We are living in a degenerate age, we conclude, when both our economy and our government have been corrupted by easy money. Why go to all the trouble of making things, when you can make money out of thin air? Companies no longer make money by hustling to make things and sell them, but by hustling money itself. As a proportion of total corporate profits, those that come from "financial" firms have risen from under 10% during the Eisenhower years to nearly 40% during the reign of George W. Bush. Why are financial firms giving so much money to Bush? Because they are the only companies that have any money left to give.

They are also the companies with the motive as well as the opportunity. Who has more at stake in seeing the reckless spending and borrowing of the Bush years continue? Who most benefits from the credit bubble? Who hustles the stocks and bonds in the "Soak the Stupid" era? Whose clients are going to be soaked?

It is decadent. It is disgusting. But it is America, 2004…It is the New Babylon we offer so generously, so selflessly to the desert tribes of the old one…
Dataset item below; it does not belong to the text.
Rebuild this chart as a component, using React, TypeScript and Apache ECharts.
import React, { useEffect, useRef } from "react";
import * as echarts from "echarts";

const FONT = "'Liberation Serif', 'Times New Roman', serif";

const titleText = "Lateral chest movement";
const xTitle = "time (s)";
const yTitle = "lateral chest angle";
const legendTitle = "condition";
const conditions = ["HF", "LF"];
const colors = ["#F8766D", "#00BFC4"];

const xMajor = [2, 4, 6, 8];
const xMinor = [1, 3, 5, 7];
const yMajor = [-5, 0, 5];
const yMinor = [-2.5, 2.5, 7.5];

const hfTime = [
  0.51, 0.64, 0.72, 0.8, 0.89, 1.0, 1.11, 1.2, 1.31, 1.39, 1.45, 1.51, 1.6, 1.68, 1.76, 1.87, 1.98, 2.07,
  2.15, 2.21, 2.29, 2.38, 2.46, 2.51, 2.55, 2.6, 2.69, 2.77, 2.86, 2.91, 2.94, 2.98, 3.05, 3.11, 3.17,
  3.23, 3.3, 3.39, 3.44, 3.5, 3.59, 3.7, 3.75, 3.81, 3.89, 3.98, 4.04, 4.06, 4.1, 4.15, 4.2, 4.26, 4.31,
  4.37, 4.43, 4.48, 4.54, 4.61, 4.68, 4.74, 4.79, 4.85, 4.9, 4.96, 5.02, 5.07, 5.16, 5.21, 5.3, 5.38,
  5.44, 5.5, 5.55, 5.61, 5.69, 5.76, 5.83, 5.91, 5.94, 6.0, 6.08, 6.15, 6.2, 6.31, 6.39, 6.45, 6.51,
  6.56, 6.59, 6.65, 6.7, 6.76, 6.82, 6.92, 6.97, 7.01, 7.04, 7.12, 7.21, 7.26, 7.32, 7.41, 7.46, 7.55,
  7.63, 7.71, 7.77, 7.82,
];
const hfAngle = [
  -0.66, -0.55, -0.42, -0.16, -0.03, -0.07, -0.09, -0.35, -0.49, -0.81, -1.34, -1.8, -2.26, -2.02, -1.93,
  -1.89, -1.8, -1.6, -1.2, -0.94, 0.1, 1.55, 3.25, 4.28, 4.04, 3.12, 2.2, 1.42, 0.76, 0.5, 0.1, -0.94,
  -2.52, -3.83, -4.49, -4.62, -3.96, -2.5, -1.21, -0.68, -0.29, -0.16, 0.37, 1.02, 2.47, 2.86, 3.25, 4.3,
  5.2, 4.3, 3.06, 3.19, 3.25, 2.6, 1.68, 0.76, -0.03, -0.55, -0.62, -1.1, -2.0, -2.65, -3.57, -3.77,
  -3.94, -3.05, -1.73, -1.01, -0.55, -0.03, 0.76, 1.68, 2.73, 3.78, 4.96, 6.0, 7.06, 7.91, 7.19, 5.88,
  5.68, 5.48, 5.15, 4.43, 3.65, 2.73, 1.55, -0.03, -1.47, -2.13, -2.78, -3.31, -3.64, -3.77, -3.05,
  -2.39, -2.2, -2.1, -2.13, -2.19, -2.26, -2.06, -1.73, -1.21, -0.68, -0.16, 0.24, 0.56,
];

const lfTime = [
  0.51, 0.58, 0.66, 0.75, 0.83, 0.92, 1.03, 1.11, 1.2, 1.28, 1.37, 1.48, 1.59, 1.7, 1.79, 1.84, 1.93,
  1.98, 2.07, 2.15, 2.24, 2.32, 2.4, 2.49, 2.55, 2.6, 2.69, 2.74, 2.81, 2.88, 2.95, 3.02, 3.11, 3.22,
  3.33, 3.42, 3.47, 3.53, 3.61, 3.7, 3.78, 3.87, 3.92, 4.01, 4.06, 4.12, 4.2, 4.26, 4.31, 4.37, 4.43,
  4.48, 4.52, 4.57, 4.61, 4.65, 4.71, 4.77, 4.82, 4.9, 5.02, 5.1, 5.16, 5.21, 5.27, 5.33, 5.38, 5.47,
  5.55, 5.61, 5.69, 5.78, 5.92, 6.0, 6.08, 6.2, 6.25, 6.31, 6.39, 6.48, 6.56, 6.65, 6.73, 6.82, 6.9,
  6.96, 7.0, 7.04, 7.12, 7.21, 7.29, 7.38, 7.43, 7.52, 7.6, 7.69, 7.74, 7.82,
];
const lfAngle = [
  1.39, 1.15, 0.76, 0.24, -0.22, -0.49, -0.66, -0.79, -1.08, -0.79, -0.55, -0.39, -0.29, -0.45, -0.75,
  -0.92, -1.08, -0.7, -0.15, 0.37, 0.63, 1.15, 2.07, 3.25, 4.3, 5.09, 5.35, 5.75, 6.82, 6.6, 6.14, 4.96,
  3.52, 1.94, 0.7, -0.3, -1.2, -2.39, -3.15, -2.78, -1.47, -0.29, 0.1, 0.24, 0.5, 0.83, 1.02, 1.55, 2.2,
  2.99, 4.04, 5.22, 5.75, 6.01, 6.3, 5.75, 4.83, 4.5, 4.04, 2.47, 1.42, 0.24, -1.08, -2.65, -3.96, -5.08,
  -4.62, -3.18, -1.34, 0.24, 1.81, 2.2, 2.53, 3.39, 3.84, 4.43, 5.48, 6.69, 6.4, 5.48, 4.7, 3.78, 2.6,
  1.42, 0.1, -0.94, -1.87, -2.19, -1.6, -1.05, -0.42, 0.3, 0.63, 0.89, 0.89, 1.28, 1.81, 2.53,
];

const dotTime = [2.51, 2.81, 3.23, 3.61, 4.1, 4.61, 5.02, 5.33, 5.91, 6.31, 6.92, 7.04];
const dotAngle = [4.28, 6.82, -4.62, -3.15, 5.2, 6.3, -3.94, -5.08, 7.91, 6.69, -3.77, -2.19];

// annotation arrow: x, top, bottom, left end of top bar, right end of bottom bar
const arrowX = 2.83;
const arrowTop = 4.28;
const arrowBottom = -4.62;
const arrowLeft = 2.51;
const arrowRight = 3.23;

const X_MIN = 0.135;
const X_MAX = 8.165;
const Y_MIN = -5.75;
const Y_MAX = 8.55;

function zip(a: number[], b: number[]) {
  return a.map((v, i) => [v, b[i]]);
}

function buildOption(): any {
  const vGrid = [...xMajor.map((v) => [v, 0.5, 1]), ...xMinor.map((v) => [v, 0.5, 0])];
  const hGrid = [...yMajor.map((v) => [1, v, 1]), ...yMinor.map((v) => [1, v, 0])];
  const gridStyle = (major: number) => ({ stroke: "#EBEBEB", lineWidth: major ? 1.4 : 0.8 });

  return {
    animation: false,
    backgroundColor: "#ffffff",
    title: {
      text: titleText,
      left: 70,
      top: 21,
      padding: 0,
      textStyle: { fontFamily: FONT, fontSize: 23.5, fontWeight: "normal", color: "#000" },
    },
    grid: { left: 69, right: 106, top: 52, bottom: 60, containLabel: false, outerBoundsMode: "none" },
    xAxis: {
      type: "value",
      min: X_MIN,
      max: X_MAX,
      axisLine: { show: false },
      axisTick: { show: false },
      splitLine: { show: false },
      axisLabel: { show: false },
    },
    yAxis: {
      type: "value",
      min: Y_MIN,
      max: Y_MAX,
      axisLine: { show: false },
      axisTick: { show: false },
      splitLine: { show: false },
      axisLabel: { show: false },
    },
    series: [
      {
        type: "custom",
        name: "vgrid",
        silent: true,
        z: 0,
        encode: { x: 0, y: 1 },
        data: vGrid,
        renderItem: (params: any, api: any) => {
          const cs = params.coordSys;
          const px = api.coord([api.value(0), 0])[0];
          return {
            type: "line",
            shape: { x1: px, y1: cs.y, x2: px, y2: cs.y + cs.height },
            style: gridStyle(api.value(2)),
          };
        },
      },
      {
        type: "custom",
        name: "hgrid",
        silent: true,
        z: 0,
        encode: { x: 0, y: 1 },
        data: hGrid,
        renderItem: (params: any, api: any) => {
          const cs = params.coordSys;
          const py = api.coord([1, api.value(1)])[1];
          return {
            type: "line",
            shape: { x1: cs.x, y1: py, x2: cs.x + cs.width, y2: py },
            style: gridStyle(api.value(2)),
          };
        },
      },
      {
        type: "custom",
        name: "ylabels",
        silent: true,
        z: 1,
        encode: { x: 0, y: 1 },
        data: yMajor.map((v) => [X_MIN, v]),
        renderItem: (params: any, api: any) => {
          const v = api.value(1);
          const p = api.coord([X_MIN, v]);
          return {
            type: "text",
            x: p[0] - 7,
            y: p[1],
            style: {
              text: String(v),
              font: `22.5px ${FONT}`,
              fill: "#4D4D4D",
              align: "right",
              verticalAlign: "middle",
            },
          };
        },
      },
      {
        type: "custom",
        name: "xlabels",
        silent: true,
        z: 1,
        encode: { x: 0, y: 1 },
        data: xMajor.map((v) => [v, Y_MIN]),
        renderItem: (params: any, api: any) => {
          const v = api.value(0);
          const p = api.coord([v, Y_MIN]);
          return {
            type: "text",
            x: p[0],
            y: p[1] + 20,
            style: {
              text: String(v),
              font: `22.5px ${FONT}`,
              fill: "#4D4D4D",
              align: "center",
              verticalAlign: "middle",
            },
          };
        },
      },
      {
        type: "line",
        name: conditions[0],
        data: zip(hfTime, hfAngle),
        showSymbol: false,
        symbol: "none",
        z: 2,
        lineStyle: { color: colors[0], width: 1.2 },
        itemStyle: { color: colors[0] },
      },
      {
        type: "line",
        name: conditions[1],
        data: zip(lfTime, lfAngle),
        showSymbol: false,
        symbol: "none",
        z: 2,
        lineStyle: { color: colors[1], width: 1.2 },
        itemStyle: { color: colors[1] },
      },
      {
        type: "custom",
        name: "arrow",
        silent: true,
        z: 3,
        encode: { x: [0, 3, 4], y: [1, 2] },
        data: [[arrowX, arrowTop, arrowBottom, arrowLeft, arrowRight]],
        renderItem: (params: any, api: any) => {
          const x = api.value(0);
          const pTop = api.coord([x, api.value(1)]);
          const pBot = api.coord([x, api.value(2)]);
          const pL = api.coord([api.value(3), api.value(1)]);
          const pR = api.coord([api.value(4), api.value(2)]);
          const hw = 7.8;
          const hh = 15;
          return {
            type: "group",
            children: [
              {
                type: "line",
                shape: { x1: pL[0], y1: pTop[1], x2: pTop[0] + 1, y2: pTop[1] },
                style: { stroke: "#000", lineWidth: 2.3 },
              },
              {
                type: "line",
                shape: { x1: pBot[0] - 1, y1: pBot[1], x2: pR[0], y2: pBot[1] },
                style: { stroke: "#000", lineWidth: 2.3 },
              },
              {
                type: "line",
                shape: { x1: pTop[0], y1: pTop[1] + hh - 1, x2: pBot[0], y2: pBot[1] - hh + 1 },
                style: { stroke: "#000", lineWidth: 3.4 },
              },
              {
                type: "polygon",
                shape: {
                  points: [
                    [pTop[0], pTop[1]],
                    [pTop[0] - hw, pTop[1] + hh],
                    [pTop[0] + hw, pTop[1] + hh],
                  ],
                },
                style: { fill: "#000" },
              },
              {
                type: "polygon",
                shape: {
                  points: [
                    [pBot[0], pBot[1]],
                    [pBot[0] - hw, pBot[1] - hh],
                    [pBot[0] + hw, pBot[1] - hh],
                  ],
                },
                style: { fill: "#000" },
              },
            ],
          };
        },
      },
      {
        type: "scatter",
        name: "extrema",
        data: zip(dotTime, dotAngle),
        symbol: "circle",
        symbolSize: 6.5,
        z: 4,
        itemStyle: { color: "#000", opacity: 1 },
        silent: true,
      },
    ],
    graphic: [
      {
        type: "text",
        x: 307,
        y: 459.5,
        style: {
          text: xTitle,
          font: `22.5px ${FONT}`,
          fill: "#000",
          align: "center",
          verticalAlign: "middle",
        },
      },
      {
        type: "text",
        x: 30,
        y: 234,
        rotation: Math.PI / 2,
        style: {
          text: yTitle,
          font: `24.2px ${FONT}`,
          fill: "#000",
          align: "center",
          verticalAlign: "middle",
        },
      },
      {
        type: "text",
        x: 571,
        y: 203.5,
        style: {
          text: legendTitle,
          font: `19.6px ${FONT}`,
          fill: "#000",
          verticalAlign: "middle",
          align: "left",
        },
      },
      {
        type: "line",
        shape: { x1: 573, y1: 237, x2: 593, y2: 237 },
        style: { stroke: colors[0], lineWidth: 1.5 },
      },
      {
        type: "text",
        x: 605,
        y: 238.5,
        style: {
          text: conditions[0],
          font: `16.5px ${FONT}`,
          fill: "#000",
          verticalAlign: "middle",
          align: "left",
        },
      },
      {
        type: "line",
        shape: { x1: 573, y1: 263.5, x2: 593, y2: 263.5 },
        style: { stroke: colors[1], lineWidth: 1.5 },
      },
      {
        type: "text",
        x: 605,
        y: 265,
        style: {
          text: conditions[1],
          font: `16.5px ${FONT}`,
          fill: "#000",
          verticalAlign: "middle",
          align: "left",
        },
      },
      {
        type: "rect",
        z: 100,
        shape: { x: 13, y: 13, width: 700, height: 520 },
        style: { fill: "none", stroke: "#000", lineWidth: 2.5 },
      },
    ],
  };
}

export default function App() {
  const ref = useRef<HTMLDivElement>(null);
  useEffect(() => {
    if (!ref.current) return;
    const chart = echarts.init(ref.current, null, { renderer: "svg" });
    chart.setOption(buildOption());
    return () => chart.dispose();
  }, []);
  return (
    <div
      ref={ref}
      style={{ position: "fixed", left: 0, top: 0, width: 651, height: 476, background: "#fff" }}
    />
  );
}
*** A note from a dear reader:

"Yesterday Amazon.com sent some recommendations to me which included your book. If you scroll down the page you’ll see that "Customers interested in this title may also be interested in: Next Day Antidepressants and Prozac!

*** And another:

Mr. Bonner,

Please settle an argument for me! My friend and fellow DR junkie believes that if you were forced to have to vote for a political party it would be democrat. I say it would be republican. Now, before you say they are the same, I am talking about what they CLAIM to stand for, not what they actually do. The fact that you last voted for Carter is too long ago to make a judgement today. I said that you scorn all politicians and since a Republican happens to be in office, it sounds like you dislike what Republicans claim to believe in. But if a democrat were in office, you would be mocking him also.

WHO IS RIGHT?

THANKS Dave

*** Your editor dodges: We learned our lesson in the Carter campaign. We voted…were deeply embarrassed…and vowed never to do it again. Since then, we have liked every politician we ever met personally…and despised them all professionally. Republicans as well as democrats; we have no prejudices.

Democrats favor boondoggles for the poor. Republicans favor boondoggles for the rich. Moderates favor boondoggles for everyone. A pox on them all!